Florence Sabin, MD
Inductee Name
Florence Sabin, MD
Place of Birth
Colorado
Date of Birth
1871 – 1953
Year Inducted
1985
Category
Medicine / Healthcare
Sponsor
BPW Foundation
Impact
Nationwide
The girl’s mother died on Florence’s seventh birthday in 1878. Their father, George Sabin found he could no longer run the mines while caring for his daughters, so e enrolled them in a boarding school. The two girls ended up living with their uncle in Chicago after that, attending private school. The girls then moved to Vermont, and Florence and her sister went on to attend Smith College in Massachusetts. Florence’s fascination with and genius for science war becoming more apparent. Dr. Preston, a woman dean at the college became her mentor and urged her to become a physician—despite the fact that American medical schools were not accepting women at that time.
Florence graduated from Smith and returned to Denver, coming home to a mining panic. Many banks and businesses were bankrupt. Her father was unable to provide financial support. Mary took a teaching job.
Meanwhile, in Baltimore, three wealthy women agreed to help finance a proposed medical school at Johns Hopkins University provided the school would accept women. Florence learned about this opportunity. She enrolled and graduated with high honors in 1900 and served three internships there.
Her ground-breaking work eventually would demonstrate that the lymphatic vessels develop from a special layer of of cells in certain fetal veins. The Baltimore Association for the Promotion of University Education for Women financed her research to find the origin of the lymphatic system.
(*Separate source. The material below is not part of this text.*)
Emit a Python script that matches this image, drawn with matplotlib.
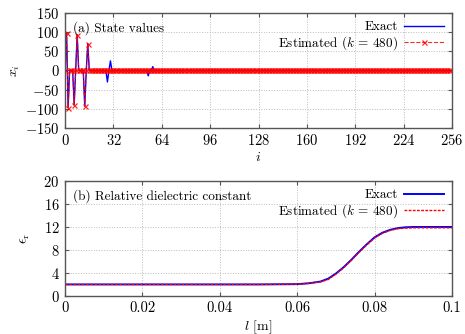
"""Recreate state values / relative dielectric constant figure -> out.png."""

import matplotlib

matplotlib.use("Agg")
import matplotlib.pyplot as plt
import numpy as np

# (a) state values: non-zero entries, index -> value
n_state = 256
spike_idx = [1, 2, 6, 8, 13, 15]
spike_val = [97, -97, -90, 93, -93, 70]
exact_only_idx = [28, 30, 55, 58]
exact_only_val = [-30, 25, -14, 10]

# (b) relative dielectric constant profile
l_pts = [0.0, 0.02, 0.04, 0.05, 0.06, 0.063, 0.066, 0.068, 0.070, 0.072, 0.074,
         0.076, 0.078, 0.080, 0.082, 0.084, 0.086, 0.088, 0.090, 0.095, 0.1]
eps_exact = [2.0, 2.0, 2.0, 2.0, 2.05, 2.2, 2.5, 3.0, 3.9, 5.0, 6.3,
             7.7, 9.0, 10.2, 11.0, 11.5, 11.8, 11.95, 12.0, 12.0, 12.0]
eps_est = [2.0, 2.0, 2.0, 2.0, 2.05, 2.2, 2.45, 2.85, 3.8, 4.9, 6.2,
           7.6, 8.9, 10.1, 10.9, 11.4, 11.7, 11.8, 11.85, 11.85, 11.85]

plt.rcParams.update({
    "font.family": "serif",
    "font.serif": ["cmr10", "DejaVu Serif"],
    "mathtext.fontset": "cm",
    "axes.formatter.use_mathtext": True,
    "axes.unicode_minus": False,
    "font.size": 9,
})

BORDER = "#555555"


def style(ax):
    ax.tick_params(direction="in", top=True, right=True, length=3,
                   color=BORDER, labelsize=10.5, pad=4)
    for s in ax.spines.values():
        s.set_color(BORDER)
        s.set_linewidth(1.0)
    ax.grid(True, color="#bbbbbb", linestyle=":", linewidth=0.7)


def legend(ax):
    ax.legend(loc="upper right", frameon=False, markerfirst=False, fontsize=9.5,
              numpoints=1, handlelength=3, borderaxespad=0.2, labelspacing=0.1,
              handletextpad=0.5)


fig = plt.figure(figsize=(4.65, 3.34), dpi=100)
ax0 = fig.add_axes([0.140, 0.617, 0.832, 0.344])
ax1 = fig.add_axes([0.140, 0.114, 0.832, 0.344])

i = np.arange(n_state)
x_est = np.zeros(n_state)
x_est[spike_idx] = spike_val
x_exact = x_est.copy()
x_exact[exact_only_idx] = exact_only_val

ax0.plot(i, x_exact, color="blue", linewidth=1.0, label="Exact")
ax0.plot(i, x_est, color="red", linestyle="--", linewidth=0.8, marker="x",
         markersize=3.6, markeredgewidth=0.9, alpha=0.85,
         label=r"Estimated ($k$ = 480)")
ax0.set_xlim(0, 256)
ax0.set_ylim(-150, 150)
ax0.set_xticks(np.arange(0, 257, 32))
ax0.set_yticks(np.arange(-150, 151, 50))
ax0.set_xlabel(r"$i$", labelpad=2, fontsize=10)
ax0.set_ylabel(r"$x_i$", labelpad=2, fontsize=10)
ax0.text(0.02, 0.93, "(a) State values", transform=ax0.transAxes,
         ha="left", va="top", fontsize=9.5)
style(ax0)
legend(ax0)

ax1.plot(l_pts, eps_exact, color="blue", linewidth=1.4, label="Exact")
ax1.plot(l_pts, eps_est, color="red", linestyle=(0, (2, 1)), linewidth=1.0,
         label=r"Estimated ($k$ = 480)")
ax1.set_xlim(0, 0.1)
ax1.set_ylim(0, 20)
ax1.set_xticks([0, 0.02, 0.04, 0.06, 0.08, 0.1])
ax1.set_xticklabels(["0", "0.02", "0.04", "0.06", "0.08", "0.1"])
ax1.set_yticks(np.arange(0, 21, 4))
ax1.set_xlabel(r"$l$ [m]", labelpad=2, fontsize=10)
ax1.set_ylabel(r"$\epsilon_{\rm r}$", labelpad=8, fontsize=10)
ax1.text(0.02, 0.93, "(b) Relative dielectric constant", transform=ax1.transAxes,
         ha="left", va="top", fontsize=9.5)
style(ax1)
legend(ax1)

fig.savefig("out.png", dpi=100)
She went on to become a full professor of histology and the first woman professor at the medical school. She later moved to the Rockefeller Institute, where she developed a new tuberculosis treatment and made exciting discoveries about the human circulatory system. Retiring in Colorado, Dr. Sabin was summoned back to work by the governor to improve the state’s poor public health conditions. She got much needed legislation passed. Among the results: Denver’s tuberculosis death rate dropped from 54.7 to 27 persons per 100,000. She is one of two Colorado citizens whose likeness stands in the statuary hall of the U.S. Capitol.